Got a bit tired of guessing whats what so I cut some labels for my mixes:






The stickers are garbage though. Any recommendations for these soft bottles?

Reactions: Like 4


----------



## Petrus (23/7/17)

I use Tower labels and print on them. They work fine and stick on the bottles.

Reactions: Like 2


----------



## RichJB (23/7/17)

Lemon Pledge? I'll take a flier that there is a TFA or FW cereal in that.

You can use a pro label printer. I just write on masking tape. It comes off easily with no residue. Another option would be to write on paper and use clear tape to attach to the bottle.

Reactions: Like 2 | Agree 1


----------



## TheV (23/7/17)

Petrus said:


> I use Tower labels and print on them. They work fine and stick on the bottles.


Thanks for the suggestion. I'll have a look at the Tower labels.



RichJB said:


> Lemon Pledge? I'll take a flier that there is a TFA or FW cereal in that.
> 
> You can use a pro label printer. I just write on masking tape. It comes off easily with no residue. Another option would be to write on paper and use clear tape to attach to the bottle.


Masking tape. Genius! This sounds perfect for my needs. I don't mix often or much and don't need anything fancy.

Lemon Pledge  I have a Apple & Key Lime juice that tastes like super intense Lemon. It reminds me of lemon scented household cleaners. I mix it with whatever random juices I feel like on the day and call it Lemon Pledge ... sometimes its nice ... sometimes not so much!

Reactions: Like 1


----------



## The_Ice (23/7/17)

Yip, masking tape all round the bottle. Doesn't look fancy but it gets the job done

Reactions: Like 3


----------



## craigb (23/7/17)

RichJB said:


> Lemon Pledge? I'll take a flier that there is a TFA or FW cereal in that..


I would guess a locally manufactured Lemon flavour used by a number of SA DIY brands adds the citrus to this product

Reactions: Like 1 | Informative 1


----------



## TheV (23/7/17)

Petrus said:


> I use Tower labels and print on them. They work fine and stick on the bottles.

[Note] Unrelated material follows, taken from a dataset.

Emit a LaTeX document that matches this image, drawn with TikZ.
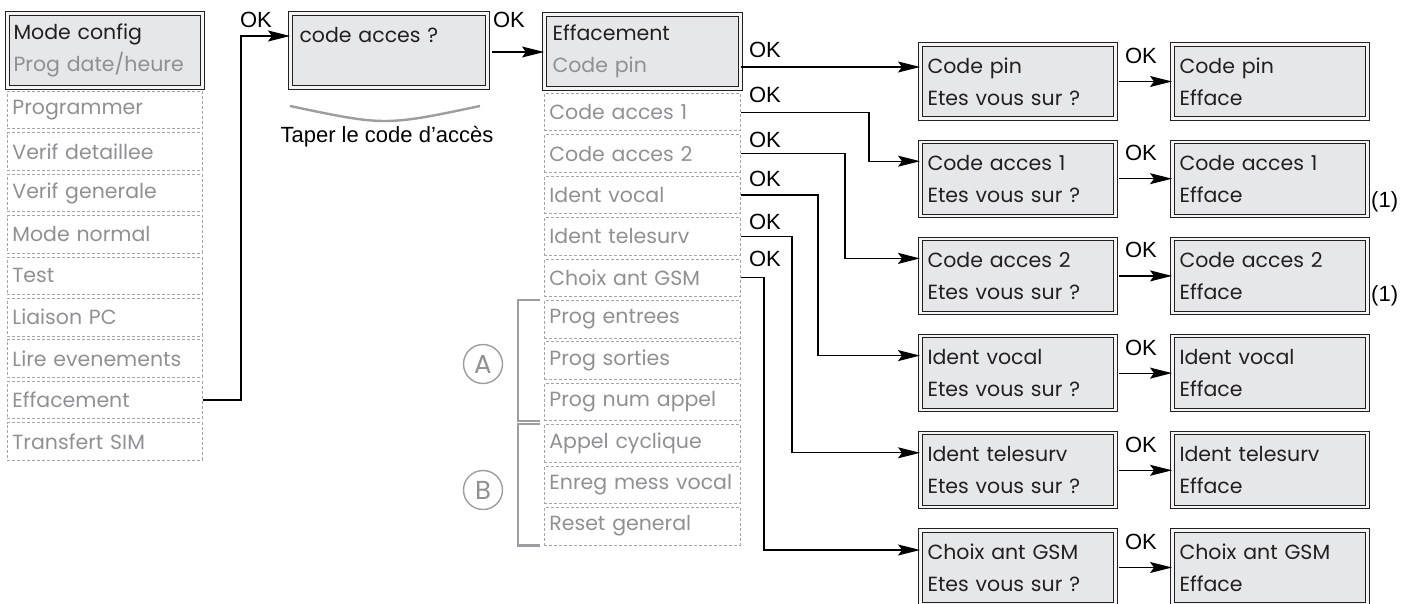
\documentclass[tikz,border=0pt]{standalone}
\usepackage{fontspec}
\usetikzlibrary{arrows.meta}
\newfontfamily\fut{Poppins}
\newfontfamily\lib{Liberation Sans}
\definecolor{boxfill}{HTML}{E6E7E8}
\definecolor{dark}{HTML}{231F20}
\definecolor{tgray}{HTML}{8E9093}
\definecolor{dgray}{HTML}{A3A5A8}
\definecolor{bgray}{HTML}{9B9DA0}
\tikzset{
  dbox/.style={draw=dark, double=white!60!boxfill, double distance=2.2pt, line width=1pt, fill=boxfill,
    minimum height=74pt, inner xsep=7pt, inner ysep=0pt, align=left, anchor=north west,
    font=\fut\fontsize{20.5}{32}\selectfont, text=dark},
  dashbox/.style={draw=dgray, dash pattern=on 3pt off 2pt, line width=0.8pt,
    minimum height=37.5pt, inner xsep=5pt, inner ysep=0pt, align=left, anchor=north west,
    text width=185pt, font=\fut\fontsize{20.5}{22}\selectfont, text=tgray},
  arr/.style={draw=black, line width=1.2pt, -{Stealth[length=22pt,width=11pt,inset=4pt]}},
  brk/.style={draw=bgray, line width=2.4pt},
  garc/.style={draw=bgray, line width=2.4pt},
  oklab/.style={font=\lib\fontsize{22}{22}\selectfont, inner sep=0pt, text=black},
  circ/.style={circle, draw=bgray, line width=1.4pt, minimum size=39pt, inner sep=0pt,
    font=\fut\fontsize{26}{26}\selectfont, text=tgray},
}
\begin{document}
\begin{tikzpicture}[x=1pt,y=-1pt]
\useasboundingbox (0,0) rectangle (1415,604);

% left column
\node[dbox, text width=183pt, inner xsep=6pt] (l0) at (7,13) {Mode config\\{\color{tgray}Prog date/heure}};
\foreach \t [count=\i] in {Programmer, Verif detaillee, Verif generale, Mode normal, Test,
  Liaison PC, Lire evenements, Effacement, Transfert SIM}
  \node[dashbox] (l\i) at (7,{91+41.4*(\i-1)}) {\t};

% code box
\node[dbox, text width=179pt, inner xsep=9pt] (code) at (290,13) {code acces ?\\\mbox{}};
\draw[garc] (290,106) .. controls (385,126) .. (480,106);
\node[oklab] (tap) at (387,137) {Taper le code d’accès};

% middle column
\node[dbox, text width=180pt, inner xsep=8pt] (m0) at (544,14) {Effacement\\{\color{tgray}Code pin}};
\foreach \t [count=\i] in {Code acces 1, Code acces 2, Ident vocal, Ident telesurv, Choix ant GSM,
  Prog entrees, Prog sorties, Prog num appel, Appel cyclique, Enreg mess vocal, Reset general}
  \node[dashbox, text width=186pt] (m\i) at (544,{93+41.4*(\i-1)}) {\t};

% brackets and circles
\draw[brk] ([xshift=-4pt]m6.north west) -| ([xshift=-26pt]m8.south west) -- ([xshift=-4pt]m8.south west);
\draw[brk] ([xshift=-4pt]m9.north west) -| ([xshift=-26pt]m11.south west) -- ([xshift=-4pt]m11.south west);
\node[circ] (cA) at (483,364) {A};
\node[circ] (cB) at (483,490) {B};

% right columns
\foreach \t [count=\i from 0] in {Code pin, Code acces 1, Code acces 2, Ident vocal, Ident telesurv, Choix ant GSM}{
  \node[dbox, text width=181pt] (c\i) at (920,{44+97.2*\i}) {\t\\Etes vous sur ?};
  \node[dbox, text width=181pt] (e\i) at (1172,{44+97.2*\i}) {\t\\Efface};
  \draw[arr] (c\i.east) ++(3,0) -- (e\i.west);
  \node[oklab] (ok\i) at (1141,{56+97.2*\i}) {OK};
}
\node[oklab, anchor=west] (n1) at ([xshift=3pt,yshift=14pt]e1.south east) {(1)};
\node[oklab, anchor=west] (n2) at ([xshift=3pt,yshift=18pt]e2.south east) {(1)};

% connectors
\coordinate (vL) at (241,0);
\coordinate (pL) at ([yshift=-23pt]code.north west);
\draw[arr] (l8.east) -- (l8.east -| vL) |- (pL);
\node[oklab] (okL) at (256,20) {OK};

\coordinate (pM) at ([yshift=-38pt]m0.north west);
\draw[arr] (pM -| code.east) ++(4,0) -- (pM);
\node[oklab] (okM) at (509,20) {OK};

\coordinate (p0) at ([yshift=-23pt]c0.north west);
\draw[arr] (p0 -| m0.east) -- (p0);
\node[oklab] (okr0) at (765,50) {OK};

\foreach \i/\vx/\oy in {1/869/95, 2/845/140, 3/818/179, 4/792/222, 5/764/259}{
  \coordinate (v\i) at (\vx,0);
  \draw[arr] (m\i.east) -- (m\i.east -| v\i) |- ([yshift=-20pt]c\i.north west);
  \node[oklab] (okr\i) at (765,\oy) {OK};
}
\end{tikzpicture}
\end{document}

Thanks for the suggestion. I stopped at a shop for masking tape but they didn't have any.
They did however have a pack of Tower labels:




The stuff works pretty well

Reactions: Like 2 | Winner 2


----------



## Slick (24/7/17)

@TheV please share your melon ice recipe,also the coconut truffles

Reactions: Like 1


----------



## Strontium (24/7/17)

TheV said:


> Thanks for the suggestion. I stopped at a shop for masking tape but they didn't have any.
> They did however have a pack of Tower labels:
> 
> 
> ...

Reactions: Like 2


----------



## TheV (24/7/17)

Slick said:


> @TheV please share your melon ice recipe,also the coconut truffles


Hey Slick. Coconut Truffles is something that I got from a friend so no recipe there.
Melon Ice is just AllDayVapes Melon Mix (Melon and Watermelon) with Menthol added to taste.

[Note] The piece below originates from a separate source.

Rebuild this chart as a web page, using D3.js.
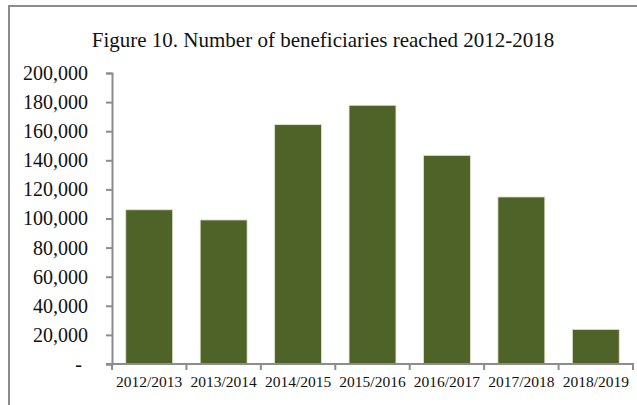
<!DOCTYPE html>
<html>
<head>
<meta charset="utf-8">
<script src="https://cdn.jsdelivr.net/npm/d3@7"></script>
<style>
  body { margin: 0; background: #fff; }
  text { font-family: "Liberation Serif", "Times New Roman", serif; fill: #111; }
</style>
</head>
<body>
<div class="canvas"></div>
<script>
// data
const years = ["2012/2013", "2013/2014", "2014/2015", "2015/2016", "2016/2017", "2017/2018", "2018/2019"];
const beneficiaries = [106000, 99000, 164500, 177800, 143400, 114800, 23800];
const yTicks = [0, 20000, 40000, 60000, 80000, 100000, 120000, 140000, 160000, 180000, 200000];

const dims = {width: 637, height: 405};
const plot = {left: 112, right: 633, top: 73, bottom: 364};

const svg = d3.select(".canvas").append("svg")
    .attr("width", dims.width)
    .attr("height", dims.height);

// outer frame (only left + top edges show inside the crop)
svg.append("rect")
    .attr("x", 9).attr("y", 6)
    .attr("width", 800).attr("height", 600)
    .attr("fill", "none")
    .attr("stroke", "#8c8c8c")
    .attr("stroke-width", 2);

svg.append("text")
    .attr("x", 323).attr("y", 47)
    .attr("text-anchor", "middle")
    .style("font-size", "21px")
    .text("Figure 10. Number of beneficiaries reached 2012-2018");

const x = d3.scaleBand()
    .domain(years)
    .range([plot.left, plot.right])
    .paddingInner(0.37)
    .paddingOuter(0.185);

const y = d3.scaleLinear()
    .domain([0, 200000])
    .range([plot.bottom, plot.top]);

const fmt = d => d === 0 ? "-" : d3.format(",")(d);

// bars
svg.append("g").selectAll("rect")
    .data(beneficiaries)
    .enter().append("rect")
    .attr("x", (d, i) => x(years[i]))
    .attr("y", d => y(d))
    .attr("width", x.bandwidth())
    .attr("height", d => y(0) - y(d))
    .attr("fill", "#4f6228")
    .attr("stroke", "#dfe6cf")
    .attr("stroke-width", 0.8);

// y axis
const yAxis = svg.append("g")
    .attr("transform", `translate(${plot.left},0)`)
    .call(d3.axisLeft(y).tickValues(yTicks).tickFormat(fmt).tickSize(6).tickSizeOuter(6).tickPadding(18));
yAxis.selectAll("path, line").attr("stroke", "#8c8c8c").attr("stroke-width", 2);
yAxis.selectAll("text")
    .style("font-size", "20px")
    .style("font-family", "Liberation Serif, serif")
    .attr("fill", "#111");
yAxis.selectAll(".tick").filter(d => d === 0).select("text").attr("dx", -6);

// x axis, ticks at band boundaries
const xAxis = svg.append("g")
    .attr("transform", `translate(0,${plot.bottom})`);
xAxis.append("line")
    .attr("x1", plot.left - 6).attr("x2", plot.right + 1)
    .attr("stroke", "#8c8c8c").attr("stroke-width", 2);
const bounds = d3.range(years.length + 1).map(i => plot.left + i * (plot.right - plot.left) / years.length);
xAxis.selectAll(".btick")
    .data(bounds)
    .enter().append("line")
    .attr("x1", d => d).attr("x2", d => d)
    .attr("y1", 0).attr("y2", 6)
    .attr("stroke", "#8c8c8c").attr("stroke-width", 2);
xAxis.selectAll(".xlab")
    .data(years)
    .enter().append("text")
    .attr("x", d => x(d) + x.bandwidth() / 2)
    .attr("y", 23)
    .attr("text-anchor", "middle")
    .style("font-size", "15.5px")
    .text(d => d);
</script>
</body>
</html>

Reactions: Like 1 | Thanks 1


----------



## ivc_mixer (24/7/17)

I use tower labels as well, but I get the extra long ones so that they wrap around the bottle and then overlap on the label a bit as well as sometimes even those labels tend to come loose or not stick all too well but if it overlaps and sticks to itself it generally works well. And they're relatively cheap through places like Takealot - R19 a pack if I recall.

Reactions: Like 1


----------



## aktorsyl (24/7/17)

RichJB said:


> Another option would be to write on paper and use clear tape to attach to the bottle.


+1. I used to do that for ages, it works really well.. stays there until you want to remove it, then it comes off easily.

Reactions: Like 1


----------